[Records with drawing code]
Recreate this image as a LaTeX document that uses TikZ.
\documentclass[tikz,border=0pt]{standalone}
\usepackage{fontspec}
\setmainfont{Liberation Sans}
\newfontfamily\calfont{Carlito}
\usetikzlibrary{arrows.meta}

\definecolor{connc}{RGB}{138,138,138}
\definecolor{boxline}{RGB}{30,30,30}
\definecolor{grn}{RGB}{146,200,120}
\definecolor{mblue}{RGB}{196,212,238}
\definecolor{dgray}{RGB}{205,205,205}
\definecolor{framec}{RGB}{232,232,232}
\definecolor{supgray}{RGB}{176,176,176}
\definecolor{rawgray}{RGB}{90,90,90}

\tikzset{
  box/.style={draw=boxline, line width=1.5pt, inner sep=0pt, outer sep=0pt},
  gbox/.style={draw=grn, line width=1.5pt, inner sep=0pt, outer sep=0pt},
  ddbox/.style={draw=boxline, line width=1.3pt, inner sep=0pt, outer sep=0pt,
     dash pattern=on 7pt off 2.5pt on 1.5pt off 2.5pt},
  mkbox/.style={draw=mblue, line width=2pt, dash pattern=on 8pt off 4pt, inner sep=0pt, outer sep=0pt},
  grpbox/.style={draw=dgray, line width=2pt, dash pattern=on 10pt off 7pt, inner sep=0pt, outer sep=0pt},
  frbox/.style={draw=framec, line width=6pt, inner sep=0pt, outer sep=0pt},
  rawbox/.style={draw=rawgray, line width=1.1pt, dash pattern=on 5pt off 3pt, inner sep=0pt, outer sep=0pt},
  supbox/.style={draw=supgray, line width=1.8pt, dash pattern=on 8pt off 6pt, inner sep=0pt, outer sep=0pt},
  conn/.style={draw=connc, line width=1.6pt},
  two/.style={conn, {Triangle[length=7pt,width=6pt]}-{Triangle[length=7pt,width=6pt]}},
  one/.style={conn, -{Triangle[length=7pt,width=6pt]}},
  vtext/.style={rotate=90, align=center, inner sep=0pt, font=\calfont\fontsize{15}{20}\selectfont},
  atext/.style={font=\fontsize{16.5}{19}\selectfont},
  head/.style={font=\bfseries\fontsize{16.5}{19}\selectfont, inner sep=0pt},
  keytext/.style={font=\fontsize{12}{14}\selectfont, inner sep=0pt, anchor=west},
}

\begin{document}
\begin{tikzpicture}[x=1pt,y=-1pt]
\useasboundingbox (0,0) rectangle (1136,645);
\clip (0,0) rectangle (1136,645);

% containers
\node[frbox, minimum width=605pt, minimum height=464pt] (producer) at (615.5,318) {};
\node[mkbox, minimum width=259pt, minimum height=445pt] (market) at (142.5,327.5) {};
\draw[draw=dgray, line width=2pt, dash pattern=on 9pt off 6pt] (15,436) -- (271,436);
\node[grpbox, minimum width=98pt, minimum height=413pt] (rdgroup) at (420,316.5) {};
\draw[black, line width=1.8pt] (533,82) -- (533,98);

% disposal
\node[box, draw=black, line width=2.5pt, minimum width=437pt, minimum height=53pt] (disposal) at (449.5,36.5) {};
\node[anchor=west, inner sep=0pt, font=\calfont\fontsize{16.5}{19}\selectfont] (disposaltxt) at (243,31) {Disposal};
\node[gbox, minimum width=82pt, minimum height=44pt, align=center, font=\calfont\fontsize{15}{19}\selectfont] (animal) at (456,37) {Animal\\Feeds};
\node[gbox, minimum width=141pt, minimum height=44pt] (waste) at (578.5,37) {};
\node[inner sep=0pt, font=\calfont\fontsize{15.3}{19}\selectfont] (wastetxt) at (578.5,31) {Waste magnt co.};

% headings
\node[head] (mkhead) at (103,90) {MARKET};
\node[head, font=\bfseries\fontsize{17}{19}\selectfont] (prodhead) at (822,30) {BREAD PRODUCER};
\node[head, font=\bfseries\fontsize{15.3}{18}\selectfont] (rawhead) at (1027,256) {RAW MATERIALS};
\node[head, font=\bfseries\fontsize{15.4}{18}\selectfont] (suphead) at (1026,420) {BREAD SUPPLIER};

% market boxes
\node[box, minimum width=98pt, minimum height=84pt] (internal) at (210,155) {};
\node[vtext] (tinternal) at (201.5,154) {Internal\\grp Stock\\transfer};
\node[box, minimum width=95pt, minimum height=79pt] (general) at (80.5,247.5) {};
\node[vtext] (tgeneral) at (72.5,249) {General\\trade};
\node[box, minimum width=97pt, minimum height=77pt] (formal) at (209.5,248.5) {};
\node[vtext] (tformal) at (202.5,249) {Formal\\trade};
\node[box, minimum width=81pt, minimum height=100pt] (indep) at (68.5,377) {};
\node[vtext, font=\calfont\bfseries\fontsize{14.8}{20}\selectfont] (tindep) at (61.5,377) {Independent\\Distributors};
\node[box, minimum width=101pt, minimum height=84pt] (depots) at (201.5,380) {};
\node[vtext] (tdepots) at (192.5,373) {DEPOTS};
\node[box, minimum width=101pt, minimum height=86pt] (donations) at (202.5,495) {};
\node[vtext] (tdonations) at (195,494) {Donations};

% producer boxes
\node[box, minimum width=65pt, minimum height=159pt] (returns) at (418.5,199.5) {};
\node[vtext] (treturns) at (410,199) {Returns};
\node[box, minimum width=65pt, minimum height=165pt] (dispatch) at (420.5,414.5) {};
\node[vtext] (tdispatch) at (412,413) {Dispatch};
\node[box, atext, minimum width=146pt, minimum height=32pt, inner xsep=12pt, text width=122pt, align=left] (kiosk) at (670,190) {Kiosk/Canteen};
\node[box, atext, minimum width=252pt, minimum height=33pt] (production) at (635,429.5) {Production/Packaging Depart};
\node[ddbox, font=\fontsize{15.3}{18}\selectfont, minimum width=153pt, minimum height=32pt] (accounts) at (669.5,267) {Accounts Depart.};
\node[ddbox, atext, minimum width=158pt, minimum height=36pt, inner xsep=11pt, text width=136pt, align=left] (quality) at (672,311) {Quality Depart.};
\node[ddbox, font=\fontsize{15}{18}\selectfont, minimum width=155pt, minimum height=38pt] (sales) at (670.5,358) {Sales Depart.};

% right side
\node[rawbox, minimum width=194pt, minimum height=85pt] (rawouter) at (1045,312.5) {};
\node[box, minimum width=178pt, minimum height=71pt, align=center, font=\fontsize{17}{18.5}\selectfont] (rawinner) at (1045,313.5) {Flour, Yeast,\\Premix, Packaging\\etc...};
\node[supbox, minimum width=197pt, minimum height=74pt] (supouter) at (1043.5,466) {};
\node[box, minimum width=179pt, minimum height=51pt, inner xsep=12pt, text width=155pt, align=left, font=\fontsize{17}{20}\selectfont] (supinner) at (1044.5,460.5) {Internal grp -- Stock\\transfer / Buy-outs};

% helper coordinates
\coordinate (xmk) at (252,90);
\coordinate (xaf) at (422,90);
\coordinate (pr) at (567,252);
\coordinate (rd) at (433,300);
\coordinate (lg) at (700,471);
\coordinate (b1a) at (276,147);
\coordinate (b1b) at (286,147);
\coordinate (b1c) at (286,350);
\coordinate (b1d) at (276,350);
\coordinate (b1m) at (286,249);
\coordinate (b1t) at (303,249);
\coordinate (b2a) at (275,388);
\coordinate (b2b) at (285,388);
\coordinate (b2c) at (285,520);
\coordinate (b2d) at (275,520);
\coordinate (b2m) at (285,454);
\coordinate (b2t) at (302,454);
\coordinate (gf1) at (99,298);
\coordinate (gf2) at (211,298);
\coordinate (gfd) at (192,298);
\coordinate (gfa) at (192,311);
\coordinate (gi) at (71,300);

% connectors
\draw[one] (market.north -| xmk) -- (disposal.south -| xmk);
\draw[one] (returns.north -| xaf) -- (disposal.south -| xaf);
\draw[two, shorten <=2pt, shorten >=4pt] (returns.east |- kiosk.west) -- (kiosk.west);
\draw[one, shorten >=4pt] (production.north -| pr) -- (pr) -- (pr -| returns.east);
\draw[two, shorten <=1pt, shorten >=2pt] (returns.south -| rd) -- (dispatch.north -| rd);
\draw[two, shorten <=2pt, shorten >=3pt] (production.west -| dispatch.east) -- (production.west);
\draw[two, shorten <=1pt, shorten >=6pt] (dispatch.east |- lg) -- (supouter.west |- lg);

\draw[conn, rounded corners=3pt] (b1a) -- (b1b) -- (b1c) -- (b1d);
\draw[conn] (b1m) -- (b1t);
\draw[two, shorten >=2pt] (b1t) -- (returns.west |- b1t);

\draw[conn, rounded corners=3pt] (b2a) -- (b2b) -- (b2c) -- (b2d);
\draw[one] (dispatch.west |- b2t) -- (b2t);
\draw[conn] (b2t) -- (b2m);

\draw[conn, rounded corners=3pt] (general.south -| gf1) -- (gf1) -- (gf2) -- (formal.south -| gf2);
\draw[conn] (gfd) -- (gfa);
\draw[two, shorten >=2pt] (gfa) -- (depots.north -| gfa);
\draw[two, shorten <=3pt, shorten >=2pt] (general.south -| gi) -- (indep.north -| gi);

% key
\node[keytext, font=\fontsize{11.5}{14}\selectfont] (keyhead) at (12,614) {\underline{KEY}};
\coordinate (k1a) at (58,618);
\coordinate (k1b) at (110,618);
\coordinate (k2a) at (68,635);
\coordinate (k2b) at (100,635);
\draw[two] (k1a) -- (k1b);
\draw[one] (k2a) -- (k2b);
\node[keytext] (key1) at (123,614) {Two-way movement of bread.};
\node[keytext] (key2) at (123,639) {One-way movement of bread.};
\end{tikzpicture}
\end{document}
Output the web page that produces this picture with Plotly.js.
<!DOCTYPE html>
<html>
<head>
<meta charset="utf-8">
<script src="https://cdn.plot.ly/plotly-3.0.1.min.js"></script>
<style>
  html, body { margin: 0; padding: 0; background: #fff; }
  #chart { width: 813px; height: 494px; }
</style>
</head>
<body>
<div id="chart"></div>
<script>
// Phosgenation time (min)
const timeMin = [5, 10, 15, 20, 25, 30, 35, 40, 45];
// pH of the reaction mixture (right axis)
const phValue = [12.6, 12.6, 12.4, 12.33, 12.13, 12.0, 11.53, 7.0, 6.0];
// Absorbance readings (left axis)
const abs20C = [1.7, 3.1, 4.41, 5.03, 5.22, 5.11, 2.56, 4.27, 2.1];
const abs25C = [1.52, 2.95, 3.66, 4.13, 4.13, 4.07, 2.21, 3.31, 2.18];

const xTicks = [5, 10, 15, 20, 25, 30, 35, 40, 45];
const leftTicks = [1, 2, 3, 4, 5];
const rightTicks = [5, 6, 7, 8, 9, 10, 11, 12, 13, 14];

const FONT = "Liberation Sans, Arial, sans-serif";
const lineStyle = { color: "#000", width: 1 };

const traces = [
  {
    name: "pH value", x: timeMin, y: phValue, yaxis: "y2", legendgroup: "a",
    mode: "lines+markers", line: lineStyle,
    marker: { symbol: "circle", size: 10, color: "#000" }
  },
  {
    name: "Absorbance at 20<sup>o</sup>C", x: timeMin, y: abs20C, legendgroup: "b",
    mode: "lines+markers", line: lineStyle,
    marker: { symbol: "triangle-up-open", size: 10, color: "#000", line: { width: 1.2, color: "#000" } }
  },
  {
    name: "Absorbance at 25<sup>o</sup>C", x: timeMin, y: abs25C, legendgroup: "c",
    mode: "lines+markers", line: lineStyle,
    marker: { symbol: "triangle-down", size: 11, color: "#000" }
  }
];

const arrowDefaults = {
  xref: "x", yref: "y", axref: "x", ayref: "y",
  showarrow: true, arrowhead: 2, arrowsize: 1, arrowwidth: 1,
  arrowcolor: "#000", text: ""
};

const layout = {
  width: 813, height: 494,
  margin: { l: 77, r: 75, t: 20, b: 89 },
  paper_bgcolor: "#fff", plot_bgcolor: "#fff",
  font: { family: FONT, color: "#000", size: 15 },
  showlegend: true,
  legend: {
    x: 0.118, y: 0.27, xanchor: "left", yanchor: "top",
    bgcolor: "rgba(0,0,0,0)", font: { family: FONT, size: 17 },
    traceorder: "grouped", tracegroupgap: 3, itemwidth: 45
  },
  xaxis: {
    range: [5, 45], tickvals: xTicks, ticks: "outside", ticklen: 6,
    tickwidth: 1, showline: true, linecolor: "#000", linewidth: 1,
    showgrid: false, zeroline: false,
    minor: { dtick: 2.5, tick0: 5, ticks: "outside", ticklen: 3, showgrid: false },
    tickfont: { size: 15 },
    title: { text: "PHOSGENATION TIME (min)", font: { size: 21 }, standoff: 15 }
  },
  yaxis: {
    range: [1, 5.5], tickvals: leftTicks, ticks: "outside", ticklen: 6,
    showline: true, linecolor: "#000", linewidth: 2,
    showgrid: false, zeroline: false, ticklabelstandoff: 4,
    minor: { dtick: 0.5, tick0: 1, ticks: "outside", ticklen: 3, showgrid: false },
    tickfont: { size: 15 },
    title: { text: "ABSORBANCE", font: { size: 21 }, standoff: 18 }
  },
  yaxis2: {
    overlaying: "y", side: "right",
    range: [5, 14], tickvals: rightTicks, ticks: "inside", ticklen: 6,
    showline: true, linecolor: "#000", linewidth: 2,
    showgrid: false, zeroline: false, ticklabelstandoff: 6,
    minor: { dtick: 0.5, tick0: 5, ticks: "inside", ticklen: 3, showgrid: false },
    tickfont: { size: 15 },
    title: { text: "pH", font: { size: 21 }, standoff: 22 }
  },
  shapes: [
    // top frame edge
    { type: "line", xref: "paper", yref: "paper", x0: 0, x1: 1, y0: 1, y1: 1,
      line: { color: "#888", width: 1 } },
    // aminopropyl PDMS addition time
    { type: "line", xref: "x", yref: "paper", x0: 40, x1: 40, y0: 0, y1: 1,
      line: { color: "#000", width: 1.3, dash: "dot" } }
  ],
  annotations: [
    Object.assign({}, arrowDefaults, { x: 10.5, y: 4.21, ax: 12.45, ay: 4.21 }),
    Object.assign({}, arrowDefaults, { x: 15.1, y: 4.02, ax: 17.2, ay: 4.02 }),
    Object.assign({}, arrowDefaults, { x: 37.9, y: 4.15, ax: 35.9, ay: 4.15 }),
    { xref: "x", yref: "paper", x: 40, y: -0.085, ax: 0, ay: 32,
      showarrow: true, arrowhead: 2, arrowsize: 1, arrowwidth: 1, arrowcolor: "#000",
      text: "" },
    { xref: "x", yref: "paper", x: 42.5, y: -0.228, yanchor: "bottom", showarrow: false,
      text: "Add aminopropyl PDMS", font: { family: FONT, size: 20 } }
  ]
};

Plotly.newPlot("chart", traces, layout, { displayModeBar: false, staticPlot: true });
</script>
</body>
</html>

__Problem__. Pick out all lines containing the string "this".

__Problem solution__.
Recreate this image as a LaTeX document that uses TikZ.
Output the web page that produces this picture with Plotly.js.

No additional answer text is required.